In brief: works like brakes on a car.
(See Leif Svalgaard (08:59:52) — & idlex (16:27:45), which is an analogy where the amplitudes are ‘significant’ — see “VERY VERY small compared to the movements and turmoil that take place on the messy Sun” at Leif Svalgaard (11:20:31) for comparison.)
Well in the future just don’t answer if you don’t want to. ;~).
If it has been stated and it makes logical sense then the onus is on the uninformed (me LOL).
Hey but thanks for your efforts…they are much appreciated.
Chris
Norfolk, VA
savethesharks (21:14:21) :
Well in the future just don’t answer if you don’t want to. ;~).
If it has been stated and it makes logical sense then the onus is on the uninformed (me LOL).

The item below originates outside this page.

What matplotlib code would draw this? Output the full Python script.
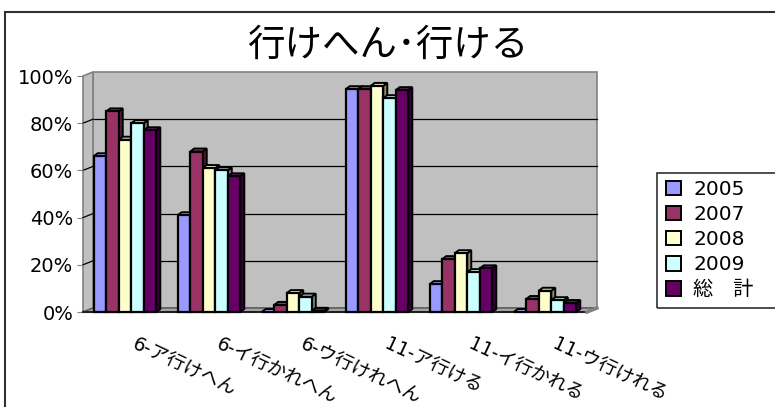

I ALWAYS answer [lest I miss a question in the flurry]. But allow me to point out that I have already. In a courtroom cross examination lawyers have an acknowledge phrase: “asked and answered” to prevent endlessly repetitive questions.
Responding to Loose ends:
– – – – – – –
lgl (02:43:51) :
“Paul, […] Why the peak at 5.35 ?”
I have a suspicion, but I would want more information from the person who created the graphical summary before commenting.
– – – – – – –
tallbloke (02:01:09)
“You saying the gun was firing blanks? ;-)”
Lots of smoke!
[You tell the truth (‘smoking gun’).]
– – – – – – –
I appreciate the elegant simplicity with which anna v (05:56:25) was able to break the AM issue down.
– – – – – – –
Thank you charles, others – & ‘Watts Up?’ more generally.